EU decisions to deploy a mission or operation are normally taken at the request of the partner country to which assistance is provided and/or on the basis of a United Nations Security Council Resolution, and always in full respect of international law. These decisions take into account the EU’s security interests, EU strategic efforts and regional engagement strategies. They are tailored to the local circumstances and to the tasks that need to be implemented.
PLANNING AND CONDUCT PROCEDURES
- Decision making: Decisions to establish and to launch missions and operations require the approval of all Member States through a Council Decision. The planning process is governed by crisis management procedures.
- Force Generation: The majority of assets and personnel required for military as well as civilian missions and operations are provided by Member States.

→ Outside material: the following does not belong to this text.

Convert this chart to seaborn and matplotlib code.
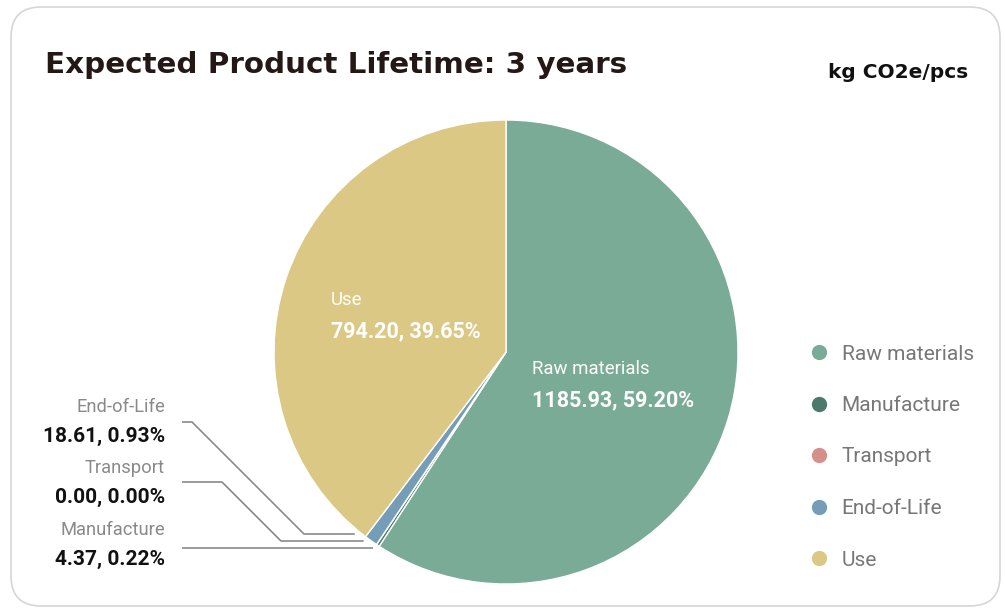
import numpy as np
import seaborn as sns
import matplotlib.pyplot as plt
from matplotlib.lines import Line2D
from matplotlib.patches import FancyBboxPatch

# data
stages = ['Raw materials', 'Manufacture', 'Transport', 'End-of-Life', 'Use']
emissions = [1185.93, 4.37, 0.00, 18.61, 794.20]
shares = [59.20, 0.22, 0.00, 0.93, 39.65]
colors = ['#7aab96', '#4a7a6c', '#d4918c', '#769db8', '#dcc885']

title = 'Expected Product Lifetime: 3 years'
unit_label = 'kg CO2e/pcs'

sns.set_theme(style='white')
plt.rcParams['font.family'] = ['Roboto', 'DejaVu Sans']

W, H = 1005, 608
fig = plt.figure(figsize=(W / 100, H / 100), dpi=100)
ax = fig.add_axes([0, 0, 1, 1])

# card background
card = FancyBboxPatch((11, 2), 989, 599, boxstyle='round,pad=0,rounding_size=30',
                      facecolor='white', edgecolor='#d6d6d6', linewidth=1.2, zorder=0)
ax.add_patch(card)

# pie, clockwise from the top
cx, cy, r = 506, H - 352, 232
wedges, _ = ax.pie(emissions, colors=colors, startangle=90, counterclock=False,
                   center=(cx, cy), radius=r,
                   wedgeprops=dict(edgecolor='white', linewidth=1))
for w in wedges:
    w.set_zorder(2)

ax.set_xlim(0, W)
ax.set_ylim(0, H)
ax.set_aspect('auto')
ax.axis('off')

def fmt(i):
    return f'{emissions[i]:.2f}, {shares[i]:.2f}%'

# inside labels (large slices)
inside = {0: (532, 369), 4: (331, 300)}
for i, (x, y) in inside.items():
    ax.text(x, H - y, stages[i], color='white', fontsize=13.4, va='center', ha='left', zorder=3)
    ax.text(x, H - y - 31, fmt(i), color='white', fontsize=15.5, fontweight='bold',
            va='center', ha='left', zorder=3)

# outside labels (small slices) with leader lines
outside = [3, 2, 1]
name_y = [407, 468, 530]
line_y = [422, 482, 548]
elbow_x = [192, 222, None]
end_y = [534, 541, 548]
for i, ny, ly, ex, ey in zip(outside, name_y, line_y, elbow_x, end_y):
    ax.text(165, H - ny, stages[i], color='#8a8a8a', fontsize=13.2, ha='right', va='center')
    ax.text(165, H - ny - 29, fmt(i), color='#111111', fontsize=15, fontweight='bold',
            ha='right', va='center')
    end_x = cx - np.sqrt((1.02 * r) ** 2 - (ey - 352) ** 2)
    if ex is None:
        xs, ys = [182, end_x], [ly, ey]
    else:
        xs = [182, ex, ex + (ey - ly), end_x]
        ys = [ly, ly, ey, ey]
    ax.plot(xs, [H - v for v in ys], color='#8a8a8a', lw=1.2, zorder=1,
            solid_capstyle='butt')

# titles
ax.text(45, H - 65, title, fontsize=21.2, fontweight='bold', color='#231815',
        family=['DejaVu Sans'], va='center', ha='left')
ax.text(968, H - 72, unit_label, fontsize=14.5, fontweight='bold', color='#111111',
        family=['DejaVu Sans'], va='center', ha='right')

# legend
handles = [Line2D([], [], marker='o', linestyle='', markersize=11, color=c,
                  markeredgewidth=0) for c in colors]
leg = ax.legend(handles, stages, loc='center left', bbox_to_anchor=(800 / W, 1 - 457 / H),
                frameon=False, fontsize=15, labelspacing=1.56, handletextpad=0.6,
                handlelength=1.0, borderaxespad=0)
for t in leg.get_texts():
    t.set_color('#777777')

fig.savefig('out.png', dpi=100)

- Command and Control Structures: During the conduct phase, the Political and Security Committee (where all EU Member States are represented) exercises political control and strategic direction of both civilian and military missions and operations, under the authority of the Council and the High Representative. Each mission and operation has a single and identifiable chain of command for its safe and efficient conduct:
- For military operations with an executive mandate (e.g. EUNAVFOR MED IRINI in the Mediterranean), an operational headquarters is usually provided by a Member State acting as a framework nation.
- Alternatively, the EU can also have recourse to NATO command structures under the Berlin-Plus agreements (e.g. EUFOR Althea in BosniaHerzegovina) or activate the EU Operations Centre.
- The military training missions in the Central African Republic, Mali and Somalia operate under one command located within the Military Staff of the EEAS in Brussels – the Military Planning and Conduct Capability (MPCC), which ensures a better coordination and cooperation between military and civilian actors.
- All civilian missions and operations are commanded by the Civilian Planning and Conduct Capability (CPCC) of the EEAS.
Civilian missions are financed through the CFSP budget. The common costs of military operations cannot be funded by the EU budget and are instead covered by Member States through the so-called Athena mechanism – soon to be superseded by the European Peace Facility.